It’s nearing black friday and I’m seeing lots of sales for different apps. Wanikani has been great for kanji reading for me, but I’d like to start building up my speaking and listening. Pimsleur audio’s have been quite helpful, but I’m also wondering about AI chat solutions. ChatGPT isn’t bad, but unstructured. I see there are apps like Jumpspeak and Sakuraspeak amongst others. Is there something that’s truly effective? Or custom GPT’s that would be useful for me?
I’ll eventually get to human interactions & exchanges, but I’m not ready for that yet.
I’m typically against AI use for language learning because there are problems with hallucination and it agreeing with the user too much. If you make a mistake when speaking with it, it will be unlikely to correct you and if it makes a mistake when teaching you, you won’t know as a beginner what to look for. We learn languages to talk to people rather than machines.
It’s worth looking at human teachers for speaking I think. I haven’t made that step with Japanese yet but I think it was helpful earlier this year for Spanish. The only way to really know whether you’re ready is to try. Italki or preply may have a sale, check on that.
Pimsleur isn’t bad, it just might be expensive. It’s good for getting pronunciation right but it’s not a one stop shop kind of resource.
Italki was transformative.
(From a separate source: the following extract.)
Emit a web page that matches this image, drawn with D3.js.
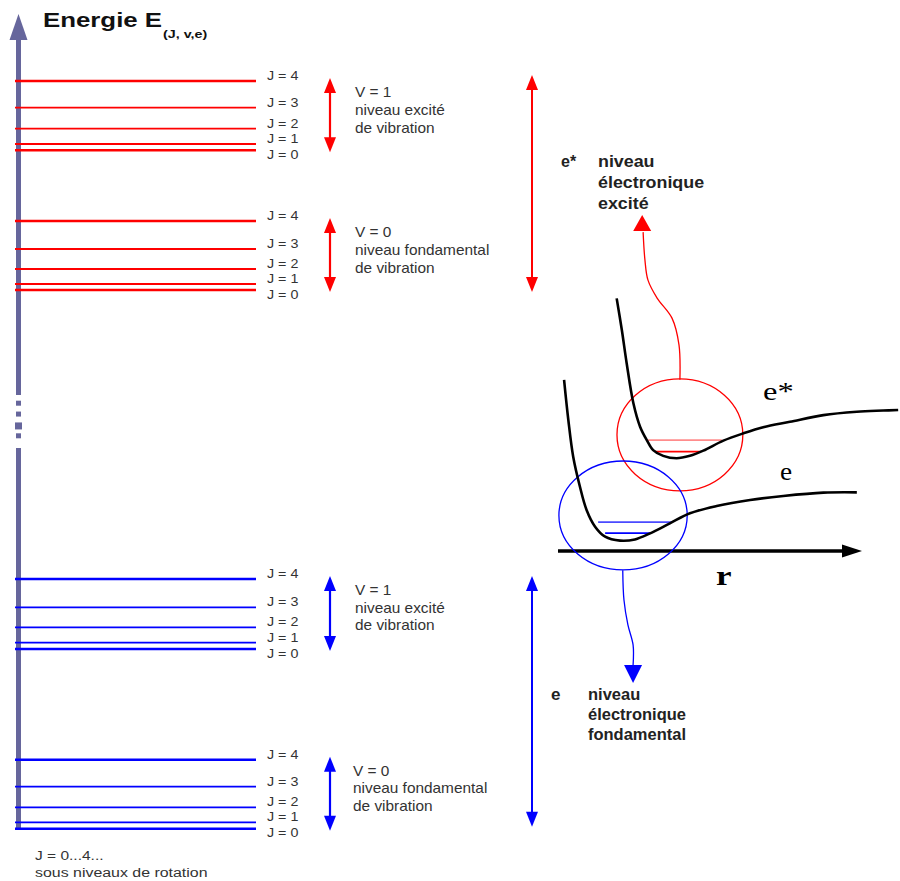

I have listened to a lot of Japanese language content ,only barely understanding what was going on, but I never have really needed to speak Japanese even in Japan as a tourist. I was really surprised at how much progress I made fairly quickly. There is something about communicating with an actual human that AI can’t replicate at least so far.
Lingodeer app, within lessons, has the option to listen to a sentence, record yourself saying it, and then play back and compare (shadowing). I found it really helpful for getting my pronunciation and intonation down. I was lucky enough to get lifetime membership years ago for USD100, but it looks like it’s on sale at the moment for $200. They have other languages too, which I can’t speak for, but the Japanese course is good.
It’s not a normed thing - you’ll be able to find teachers there doing either. I was looking for the latter and found it (a “random conversation” on my level + corrections + typed out new vocab, if course), and I also heard of people taking lessons there.
Totally suggest italki over AI any day. I understand not feeling ready, but I don’t think you ever really feel ready with things like that. In fact I have 1 lesson a week with my Japanese teacher and every time I don’t feel ready for it.
I actually do pimsleur, too. If I compare value based on price, italki has def helped me more. I really like pimsleur tho.
For reference I was around Genki L9 when I booked my first lesson. Not only has it helped me with talking, but getting over the fear to make mistakes (which I make A LOT)
I’m def not good at speaking yet, but at this point we only use around 5-10 English words in a 45min lesson.
I’ve done 15 lessons so far. And usually I prep the grammar for the lesson and we then go through grammar exercises together. Next lesson we will start with Genki L16 grammar.
My teacher also gives me extra information the textbook doesn’t provide which is super useful.
Most importantly we always laugh a lot and it’s a really fun experience!
Oh and one more useful thing that comes to mind is that a teacher can tell you it’s ok to skip something.
I’ve had a handful of words and a grammar rule that just did NOT want to go into my head.
My teacher told me that these words and that specific grammar rule are fine to put aside for now and move on.
Without a teacher I no doubt would not have moved on, which can really slow you down in the long run.
First, I took 3 or 4 lessons a week for almost 3 months. Also, I tried 5 or 6 teachers before settling on 2 at first and then tried a few other teachers as I went along. At least half the classes were 30 minute “free” conversation classes. I needed teachers who would not use English, but were patient and kind and would actively try to help me learn. I had a lot of Japanese buried deep in my brain from years of listening to musicals and interviews with no subtitles that I sometimes tried to sort of translate by listening to them over and over. I also was on and off listening to 日本語の森 or various vlogs. But, I was doing no formal study. The Italki classes knitted together everything I had ever learned and helped me learn some knew grammar and vocabulary so that I could actually speak in sentences. I went to an event in my town recently which was held entirely in Japanese and I was able to understand about 30/40% of a talk on manufacturing full of very hard, formal vocabulary and also talk to the people at my table who were all native speakers. I understood most of the questions posed by audience members to the speakers.
i also second using your money for iTalki. i think the hardest part will be finding a teacher you’re compatible with. right now, I’m only seeing one teacher and we’re going through Genki II practice together.
i think it depends on whether they have a ton of experience or are just starting out. I’ve seen like $60 per hour, but I’ve also seen $10 per hour. personally, i go for the cheaper ones as i like to be consistent on seeing them. but maybe the average i’ve seen would be between $15-25 if they are a community tutor and not a professional one.